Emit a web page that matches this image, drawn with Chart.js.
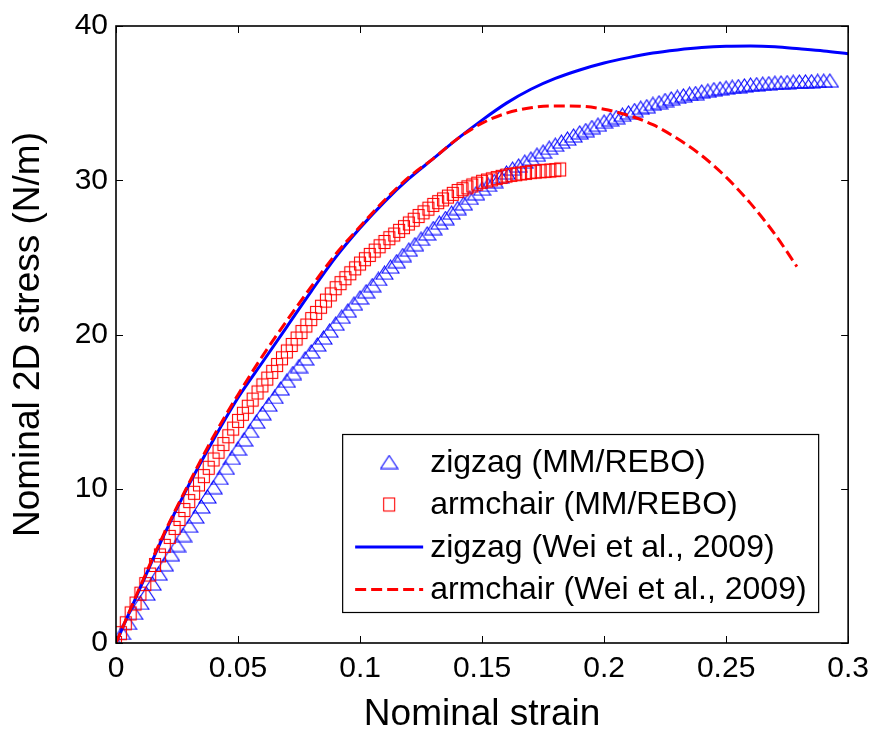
<!DOCTYPE html>
<html>
<head>
<meta charset="utf-8">
<title>Nominal stress-strain</title>
<script src="https://cdn.jsdelivr.net/npm/chart.js@4.4.1/dist/chart.umd.min.js"></script>
<style>
    html, body { margin: 0; padding: 0; background: #ffffff; }
    #wrap { position: relative; width: 877px; height: 733px; }
</style>
</head>
<body>
<div id="wrap"><canvas id="stressChart"></canvas></div>
<script>
const xTickLabels = ['0', '0.05', '0.1', '0.15', '0.2', '0.25', '0.3'];

const seriesLabels = [
    'zigzag (MM/REBO)',
    'armchair (MM/REBO)',
    'zigzag (Wei et al., 2009)',
    'armchair (Wei et al., 2009)'
];

// zigzag, MM/REBO (triangles)
const zigzagMmStrain = [
    0, 0.0025, 0.005, 0.0075, 0.01, 0.0125, 0.015, 0.0175, 0.02, 0.0225,
    0.025, 0.0275, 0.03, 0.0325, 0.035, 0.0375, 0.04, 0.0425, 0.045, 0.0475,
    0.05, 0.0525, 0.055, 0.0575, 0.06, 0.0625, 0.065, 0.0675, 0.07, 0.0725,
    0.075, 0.0775, 0.08, 0.0825, 0.085, 0.0875, 0.09, 0.0925, 0.095, 0.0975,
    0.1, 0.1025, 0.105, 0.1075, 0.11, 0.1125, 0.115, 0.1175, 0.12, 0.1225,
    0.125, 0.1275, 0.13, 0.1325, 0.135, 0.1375, 0.14, 0.1425, 0.145, 0.1475,
    0.15, 0.1525, 0.155, 0.1575, 0.16, 0.1625, 0.165, 0.1675, 0.17, 0.1725,
    0.175, 0.1775, 0.18, 0.1825, 0.185, 0.1875, 0.19, 0.1925, 0.195, 0.1975,
    0.2, 0.2025, 0.205, 0.2075, 0.21, 0.2125, 0.215, 0.2175, 0.22, 0.2225,
    0.225, 0.2275, 0.23, 0.2325, 0.235, 0.2375, 0.24, 0.2425, 0.245, 0.2475,
    0.25, 0.2525, 0.255, 0.2575, 0.26, 0.2625, 0.265, 0.2675, 0.27, 0.2725,
    0.275, 0.2775, 0.28, 0.2825, 0.285, 0.2875, 0.29, 0.2925
];
const zigzagMmStress = [
    0, 0.65, 1.3, 1.95, 2.6, 3.2, 3.85, 4.5, 5.1, 5.75,
    6.35, 7.0, 7.6, 8.2, 8.85, 9.5, 10.1, 10.7, 11.35, 12.0,
    12.6, 13.2, 13.75, 14.35, 14.9, 15.45, 15.95, 16.5, 17.0, 17.5,
    17.95, 18.45, 18.9, 19.35, 19.8, 20.25, 20.7, 21.15, 21.55, 22.0,
    22.4, 22.8, 23.2, 23.6, 24.0, 24.4, 24.75, 25.15, 25.5, 25.85,
    26.2, 26.55, 26.9, 27.25, 27.55, 27.9, 28.2, 28.5, 28.85, 29.15,
    29.45, 29.7, 29.95, 30.25, 30.5, 30.75, 30.95, 31.2, 31.4, 31.65,
    31.85, 32.1, 32.3, 32.5, 32.7, 32.9, 33.1, 33.25, 33.45, 33.6,
    33.8, 33.95, 34.1, 34.25, 34.4, 34.55, 34.7, 34.8, 34.95, 35.05,
    35.2, 35.3, 35.4, 35.5, 35.6, 35.65, 35.75, 35.8, 35.9, 35.95,
    36.0, 36.05, 36.1, 36.15, 36.2, 36.23, 36.26, 36.29, 36.32, 36.34,
    36.36, 36.38, 36.4, 36.41, 36.42, 36.44, 36.45, 36.46
];

// armchair, MM/REBO (squares)
const armchairMmStrain = [
    0, 0.002, 0.004, 0.006, 0.008, 0.01, 0.012, 0.014, 0.016, 0.018,
    0.02, 0.022, 0.024, 0.026, 0.028, 0.03, 0.032, 0.034, 0.036, 0.038,
    0.04, 0.042, 0.044, 0.046, 0.048, 0.05, 0.052, 0.054, 0.056, 0.058,
    0.06, 0.062, 0.064, 0.066, 0.068, 0.07, 0.072, 0.074, 0.076, 0.078,
    0.08, 0.082, 0.084, 0.086, 0.088, 0.09, 0.092, 0.094, 0.096, 0.098,
    0.1, 0.102, 0.104, 0.106, 0.108, 0.11, 0.112, 0.114, 0.116, 0.118,
    0.12, 0.122, 0.124, 0.126, 0.128, 0.13, 0.132, 0.134, 0.136, 0.138,
    0.14, 0.142, 0.144, 0.146, 0.148, 0.15, 0.152, 0.154, 0.156, 0.158,
    0.16, 0.162, 0.164, 0.166, 0.168, 0.17, 0.172, 0.174, 0.176, 0.178,
    0.18, 0.182
];
const armchairMmStress = [
    0, 0.64, 1.28, 1.92, 2.56, 3.2, 3.82, 4.44, 5.06, 5.68,
    6.3, 6.88, 7.46, 8.04, 8.62, 9.2, 9.74, 10.28, 10.82, 11.36,
    11.9, 12.4, 12.9, 13.4, 13.9, 14.4, 14.86, 15.32, 15.78, 16.24,
    16.7, 17.14, 17.58, 18.02, 18.46, 18.9, 19.32, 19.74, 20.16, 20.58,
    21.0, 21.4, 21.8, 22.2, 22.6, 23.0, 23.33, 23.65, 23.97, 24.29,
    24.6, 24.88, 25.16, 25.44, 25.72, 26.0, 26.24, 26.48, 26.72, 26.96,
    27.2, 27.44, 27.68, 27.92, 28.16, 28.4, 28.58, 28.76, 28.94, 29.12,
    29.3, 29.42, 29.54, 29.66, 29.78, 29.9, 29.98, 30.06, 30.14, 30.22,
    30.3, 30.35, 30.39, 30.44, 30.48, 30.53, 30.56, 30.58, 30.61, 30.63,
    30.66, 30.7
];

// Wei et al., 2009 (continuum curves)
const zigzagWeiStrain = [
    0, 0.01, 0.02, 0.03, 0.04, 0.05, 0.06, 0.07, 0.08, 0.09,
    0.1, 0.11, 0.12, 0.13, 0.14, 0.15, 0.16, 0.17, 0.18, 0.19,
    0.2, 0.21, 0.22, 0.23, 0.24, 0.25, 0.26, 0.27, 0.28, 0.29, 0.3
];
const zigzagWeiStress = [
    0, 3.6, 7.1, 10.3, 13.2, 15.9, 18.2, 20.5, 22.8, 25.0,
    26.9, 28.6, 30.1, 31.4, 32.7, 33.9, 35.0, 35.9, 36.6, 37.15,
    37.6, 37.95, 38.25, 38.45, 38.6, 38.68, 38.7, 38.65, 38.52, 38.38, 38.2
];
const armchairWeiStrain = [
    0, 0.01, 0.02, 0.03, 0.04, 0.05, 0.06, 0.07, 0.08, 0.09,
    0.1, 0.11, 0.12, 0.13, 0.14, 0.15, 0.16, 0.17, 0.18, 0.19,
    0.2, 0.21, 0.22, 0.23, 0.24, 0.25, 0.26, 0.27, 0.279
];
const armchairWeiStress = [
    0, 3.7, 7.2, 10.4, 13.4, 16.1, 18.6, 20.9, 23.1, 25.2,
    27.0, 28.7, 30.2, 31.4, 32.7, 33.7, 34.35, 34.7, 34.82, 34.8,
    34.6, 34.2, 33.6, 32.7, 31.6, 30.2, 28.5, 26.5, 24.4
];

const BLUE = '#0000ff';
const RED = '#ff0000';
const FONT = "'Liberation Sans', Arial, Helvetica, sans-serif";

Chart.defaults.font.family = FONT;
Chart.defaults.color = '#000000';

function toPoints(xs, ys) {
    return xs.map((x, i) => ({ x: x, y: ys[i] }));
}

// MATLAB-like open markers
function makeTriangle() {
    const c = document.createElement('canvas');
    c.width = 19; c.height = 15;
    const g = c.getContext('2d');
    g.strokeStyle = BLUE;
    g.lineWidth = 1.1;
    g.beginPath();
    g.moveTo(9.5, 1);
    g.lineTo(18, 14);
    g.lineTo(1, 14);
    g.closePath();
    g.stroke();
    return c;
}

function makeSquare() {
    const c = document.createElement('canvas');
    c.width = 14; c.height = 16;
    const g = c.getContext('2d');
    g.strokeStyle = RED;
    g.lineWidth = 1.1;
    g.strokeRect(1.5, 1.5, 11, 13);
    return c;
}

const triangleMarker = makeTriangle();
const squareMarker = makeSquare();

// box, inward ticks on all four sides
const framePlugin = {
    id: 'frame',
    afterDatasetsDraw(chart) {
        const { ctx, chartArea: a, scales: { x, y } } = chart;
        const len = 7;
        ctx.save();
        ctx.strokeStyle = '#000000';
        ctx.lineWidth = 1;
        ctx.beginPath();
        x.ticks.forEach(t => {
            const px = Math.round(x.getPixelForValue(t.value)) + 0.5;
            ctx.moveTo(px, a.bottom); ctx.lineTo(px, a.bottom - len);
            ctx.moveTo(px, a.top); ctx.lineTo(px, a.top + len);
        });
        y.ticks.forEach(t => {
            const py = Math.round(y.getPixelForValue(t.value)) + 0.5;
            ctx.moveTo(a.left, py); ctx.lineTo(a.left + len, py);
            ctx.moveTo(a.right, py); ctx.lineTo(a.right - len, py);
        });
        ctx.stroke();
        ctx.lineWidth = 1.6;
        ctx.strokeRect(a.left, a.top, a.right - a.left, a.bottom - a.top);
        ctx.restore();
    }
};

// boxed legend in lower right of the axes
const boxLegendPlugin = {
    id: 'boxLegend',
    afterDraw(chart) {
        const { ctx, chartArea: a } = chart;
        const left = a.right - 506, top = a.bottom - 209;
        const w = 476, h = 178;
        ctx.save();
        ctx.fillStyle = '#ffffff';
        ctx.fillRect(left, top, w, h);
        ctx.strokeStyle = '#000000';
        ctx.lineWidth = 1.2;
        ctx.strokeRect(left + 0.5, top + 0.5, w, h);

        const sampleX = left + 47;
        const textX = left + 88;
        ctx.font = '32px ' + FONT;
        ctx.textBaseline = 'middle';
        chart.data.datasets.forEach((ds, i) => {
            const rowY = top + 28 + i * 42.5;
            if (ds.showLine) {
                ctx.strokeStyle = ds.borderColor;
                ctx.lineWidth = ds.borderWidth;
                ctx.setLineDash(ds.borderDash || []);
                ctx.beginPath();
                ctx.moveTo(sampleX - 34, rowY);
                ctx.lineTo(sampleX + 34, rowY);
                ctx.stroke();
                ctx.setLineDash([]);
            } else {
                const img = ds.pointStyle;
                ctx.drawImage(img, sampleX - img.width / 2, rowY - img.height / 2);
            }
            ctx.fillStyle = '#000000';
            ctx.fillText(ds.label, textX, rowY + 1);
        });
        ctx.restore();
    }
};

new Chart(document.getElementById('stressChart'), {
    type: 'scatter',
    data: {
        datasets: [
            {
                label: seriesLabels[0],
                data: toPoints(zigzagMmStrain, zigzagMmStress),
                showLine: false,
                pointStyle: triangleMarker,
                borderColor: BLUE,
                backgroundColor: BLUE,
                order: 4
            },
            {
                label: seriesLabels[1],
                data: toPoints(armchairMmStrain, armchairMmStress),
                showLine: false,
                pointStyle: squareMarker,
                borderColor: RED,
                backgroundColor: RED,
                order: 3
            },
            {
                label: seriesLabels[2],
                data: toPoints(zigzagWeiStrain, zigzagWeiStress),
                showLine: true,
                borderColor: BLUE,
                borderWidth: 3,
                pointRadius: 0,
                cubicInterpolationMode: 'monotone',
                order: 2
            },
            {
                label: seriesLabels[3],
                data: toPoints(armchairWeiStrain, armchairWeiStress),
                showLine: true,
                borderColor: RED,
                borderWidth: 3,
                borderDash: [11, 5],
                pointRadius: 0,
                cubicInterpolationMode: 'monotone',
                order: 1
            }
        ]
    },
    options: {
        responsive: true,
        maintainAspectRatio: false,
        animation: false,
        devicePixelRatio: 1,
        layout: { padding: { left: 0, top: 22, right: 24, bottom: 0 } },
        plugins: {
            legend: { display: false },
            tooltip: { enabled: false }
        },
        scales: {
            x: {
                type: 'linear',
                min: 0,
                max: 0.3,
                grid: { display: false, drawTicks: false },
                border: { display: false },
                ticks: {
                    stepSize: 0.05,
                    autoSkip: false,
                    maxRotation: 0,
                    padding: 8,
                    color: '#000000',
                    font: { size: 30 },
                    callback: (val, i) => xTickLabels[i]
                },
                title: {
                    display: true,
                    text: 'Nominal strain',
                    color: '#000000',
                    font: { size: 37, lineHeight: 1 },
                    padding: { top: 0, bottom: 0 }
                },
                afterFit: s => { s.height = 90; }
            },
            y: {
                min: 0,
                max: 40,
                grid: { display: false, drawTicks: false },
                border: { display: false },
                ticks: {
                    stepSize: 10,
                    padding: 8,
                    color: '#000000',
                    font: { size: 30 }
                },
                title: {
                    display: true,
                    text: 'Nominal 2D stress (N/m)',
                    color: '#000000',
                    font: { size: 37, lineHeight: 1.2 },
                    padding: { top: 7, bottom: 0 }
                },
                afterFit: s => { s.width = 116; }
            }
        }
    },
    plugins: [framePlugin, boxLegendPlugin]
});
</script>
</body>
</html>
== == ==
## [REQUIRED TASK]
With all pictures left out, please transcribe exactly the lines from the start of the material through the line with "['0', '0.05', '0.1', '0.15', '0.2', '0.25', '0.3'];".

## [OUTPUT]
Emit a web page that matches this image, drawn with Chart.js.
<!DOCTYPE html>
<html>
<head>
<meta charset="utf-8">
<title>Nominal stress-strain</title>
<script src="https://cdn.jsdelivr.net/npm/chart.js@4.4.1/dist/chart.umd.min.js"></script>
<style>
    html, body { margin: 0; padding: 0; background: #ffffff; }
    #wrap { position: relative; width: 877px; height: 733px; }
</style>
</head>
<body>
<div id="wrap"><canvas id="stressChart"></canvas></div>
<script>
const xTickLabels = ['0', '0.05', '0.1', '0.15', '0.2', '0.25', '0.3'];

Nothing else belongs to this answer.